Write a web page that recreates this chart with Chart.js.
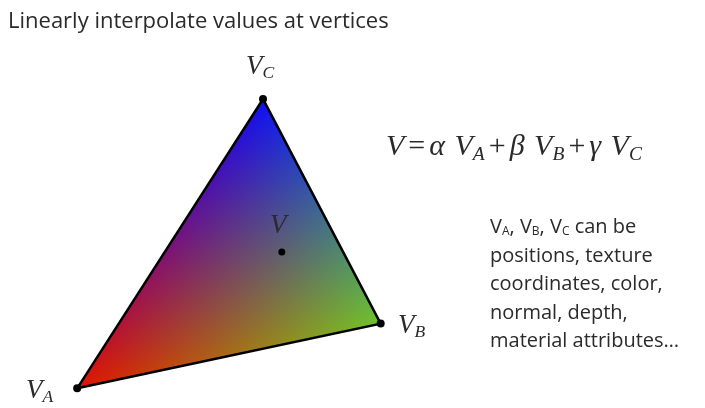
<!DOCTYPE html>
<html><head><meta charset="utf-8">
<script src="https://cdn.jsdelivr.net/npm/chart.js@4"></script>
<style>
body{margin:0;background:#fff;overflow:hidden}
#wrap{position:relative;width:705px;height:408px}
.t{position:absolute;color:#2a2a2a;white-space:nowrap}
.s{font-family:"Open Sans","Noto Sans",sans-serif}
.s sub{font-size:60%;line-height:0;vertical-align:-0.2em}
.m{font-family:"Liberation Serif","DejaVu Serif",serif;font-style:italic}
.m sub{font-size:65%;line-height:0;vertical-align:-0.25em}
.r{font-style:normal;margin:0 4px}
</style></head><body>
<div id="wrap">
<canvas id="c" width="705" height="408"></canvas>
<div class="t s" style="left:8px;top:4px;font-size:22px">Linearly interpolate values at vertices</div>
<div class="t m" style="left:246px;top:50px;font-size:27px">V<sub>C</sub></div>
<div class="t m" style="left:398px;top:309px;font-size:27px">V<sub>B</sub></div>
<div class="t m" style="left:26px;top:374px;font-size:27px">V<sub>A</sub></div>
<div class="t m" style="left:270px;top:209px;font-size:27px">V</div>
<div class="t m" style="left:386px;top:128px;font-size:30px;word-spacing:2px">V<span class="r">=</span>α V<sub>A</sub><span class="r">+</span>β V<sub>B</sub><span class="r">+</span>γ V<sub>C</sub></div>
<div class="t s" style="left:490px;top:212px;font-size:20px;line-height:28.5px">V<sub>A</sub>, V<sub>B</sub>, V<sub>C</sub> can be<br>positions, texture<br>coordinates, color,<br>normal, depth,<br>material attributes…</div>
</div>
<script>
// Triangle vertices (A, B, C, back to A) in slide coordinates
const vertX = [74, 381, 262, 74];
const vertY = [392, 326, 97, 392];
// vertex colours A (red), B (green), C (blue)
const vertColors = [[225, 20, 0], [110, 195, 45], [15, 15, 245]];
// interior point V
const pointX = [281];
const pointY = [253];

// fill triangle with barycentric colour interpolation
const baryFill = {
    id: 'baryFill',
    beforeDatasetsDraw(chart) {
        const xs = chart.scales.x, ys = chart.scales.y;
        const p = [0, 1, 2].map(i => [xs.getPixelForValue(vertX[i]), ys.getPixelForValue(vertY[i])]);
        const w = chart.width, h = chart.height;
        const off = document.createElement('canvas');
        off.width = w; off.height = h;
        const octx = off.getContext('2d');
        const img = octx.createImageData(w, h);
        const [a, b, c] = p;
        const den = (b[1] - c[1]) * (a[0] - c[0]) + (c[0] - b[0]) * (a[1] - c[1]);
        for (let y = 0; y < h; y++) {
            for (let x = 0; x < w; x++) {
                const px = x + 0.5, py = y + 0.5;
                const l1 = ((b[1] - c[1]) * (px - c[0]) + (c[0] - b[0]) * (py - c[1])) / den;
                const l2 = ((c[1] - a[1]) * (px - c[0]) + (a[0] - c[0]) * (py - c[1])) / den;
                const l3 = 1 - l1 - l2;
                if (l1 < 0 || l2 < 0 || l3 < 0) continue;
                const k = (y * w + x) * 4;
                for (let ch = 0; ch < 3; ch++) {
                    img.data[k + ch] = l1 * vertColors[0][ch] + l2 * vertColors[1][ch] + l3 * vertColors[2][ch];
                }
                img.data[k + 3] = 255;
            }
        }
        octx.putImageData(img, 0, 0);
        chart.ctx.drawImage(off, 0, 0, w, h);
    }
};

new Chart(document.getElementById('c'), {
    type: 'scatter',
    data: {
        datasets: [{
            data: vertX.slice(0, 3).map((x, i) => ({x: x, y: vertY[i]})),
            pointRadius: 4, pointBackgroundColor: '#000', pointBorderWidth: 0
        }, {
            type: 'line',
            data: vertX.map((x, i) => ({x: x, y: vertY[i]})),
            borderColor: '#000', borderWidth: 2.5, pointRadius: 0, fill: false, tension: 0
        }, {
            data: pointX.map((x, i) => ({x: x, y: pointY[i]})),
            pointRadius: 3.5, pointBackgroundColor: '#000', pointBorderWidth: 0
        }]
    },
    options: {
        responsive: false, animation: false,
        layout: {padding: 0},
        plugins: {legend: {display: false}, tooltip: {enabled: false}},
        scales: {
            x: {type: 'linear', min: 0, max: 705, display: false},
            y: {type: 'linear', min: 0, max: 408, reverse: true, display: false}
        }
    },
    plugins: [baryFill]
});
</script>
</body></html>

+ + + + + + +

▶ [PROBLEM TO WORK ON] Without including any picture, repeat the data exactly.

▶ [EXERCISE RESPONSE]
Write a web page that recreates this chart with Chart.js.
<!DOCTYPE html>
<html><head><meta charset="utf-8">
<script src="https://cdn.jsdelivr.net/npm/chart.js@4"></script>
<style>
body{margin:0;background:#fff;overflow:hidden}
#wrap{position:relative;width:705px;height:408px}
.t{position:absolute;color:#2a2a2a;white-space:nowrap}
.s{font-family:"Open Sans","Noto Sans",sans-serif}
.s sub{font-size:60%;line-height:0;vertical-align:-0.2em}
.m{font-family:"Liberation Serif","DejaVu Serif",serif;font-style:italic}
.m sub{font-size:65%;line-height:0;vertical-align:-0.25em}
.r{font-style:normal;margin:0 4px}
</style></head><body>
<div id="wrap">
<canvas id="c" width="705" height="408"></canvas>
<div class="t s" style="left:8px;top:4px;font-size:22px">Linearly interpolate values at vertices</div>
<div class="t m" style="left:246px;top:50px;font-size:27px">V<sub>C</sub></div>
<div class="t m" style="left:398px;top:309px;font-size:27px">V<sub>B</sub></div>
<div class="t m" style="left:26px;top:374px;font-size:27px">V<sub>A</sub></div>
<div class="t m" style="left:270px;top:209px;font-size:27px">V</div>
<div class="t m" style="left:386px;top:128px;font-size:30px;word-spacing:2px">V<span class="r">=</span>α V<sub>A</sub><span class="r">+</span>β V<sub>B</sub><span class="r">+</span>γ V<sub>C</sub></div>
<div class="t s" style="left:490px;top:212px;font-size:20px;line-height:28.5px">V<sub>A</sub>, V<sub>B</sub>, V<sub>C</sub> can be<br>positions, texture<br>coordinates, color,<br>normal, depth,<br>material attributes…</div>
</div>
<script>
// Triangle vertices (A, B, C, back to A) in slide coordinates
const vertX = [74, 381, 262, 74];
const vertY = [392, 326, 97, 392];
// vertex colours A (red), B (green), C (blue)
const vertColors = [[225, 20, 0], [110, 195, 45], [15, 15, 245]];
// interior point V
const pointX = [281];
const pointY = [253];

// fill triangle with barycentric colour interpolation
const baryFill = {
    id: 'baryFill',
    beforeDatasetsDraw(chart) {
        const xs = chart.scales.x, ys = chart.scales.y;
        const p = [0, 1, 2].map(i => [xs.getPixelForValue(vertX[i]), ys.getPixelForValue(vertY[i])]);
        const w = chart.width, h = chart.height;
        const off = document.createElement('canvas');
        off.width = w; off.height = h;
        const octx = off.getContext('2d');
        const img = octx.createImageData(w, h);
        const [a, b, c] = p;
        const den = (b[1] - c[1]) * (a[0] - c[0]) + (c[0] - b[0]) * (a[1] - c[1]);
        for (let y = 0; y < h; y++) {
            for (let x = 0; x < w; x++) {
                const px = x + 0.5, py = y + 0.5;
                const l1 = ((b[1] - c[1]) * (px - c[0]) + (c[0] - b[0]) * (py - c[1])) / den;
                const l2 = ((c[1] - a[1]) * (px - c[0]) + (a[0] - c[0]) * (py - c[1])) / den;
                const l3 = 1 - l1 - l2;
                if (l1 < 0 || l2 < 0 || l3 < 0) continue;
                const k = (y * w + x) * 4;
                for (let ch = 0; ch < 3; ch++) {
                    img.data[k + ch] = l1 * vertColors[0][ch] + l2 * vertColors[1][ch] + l3 * vertColors[2][ch];
                }
                img.data[k + 3] = 255;
            }
        }
        octx.putImageData(img, 0, 0);
        chart.ctx.drawImage(off, 0, 0, w, h);
    }
};

new Chart(document.getElementById('c'), {
    type: 'scatter',
    data: {
        datasets: [{
            data: vertX.slice(0, 3).map((x, i) => ({x: x, y: vertY[i]})),
            pointRadius: 4, pointBackgroundColor: '#000', pointBorderWidth: 0
        }, {
            type: 'line',
            data: vertX.map((x, i) => ({x: x, y: vertY[i]})),
            borderColor: '#000', borderWidth: 2.5, pointRadius: 0, fill: false, tension: 0
        }, {
            data: pointX.map((x, i) => ({x: x, y: pointY[i]})),
            pointRadius: 3.5, pointBackgroundColor: '#000', pointBorderWidth: 0
        }]
    },
    options: {
        responsive: false, animation: false,
        layout: {padding: 0},
        plugins: {legend: {display: false}, tooltip: {enabled: false}},
        scales: {
            x: {type: 'linear', min: 0, max: 705, display: false},
            y: {type: 'linear', min: 0, max: 408, reverse: true, display: false}
        }
    },
    plugins: [baryFill]
});
</script>
</body></html>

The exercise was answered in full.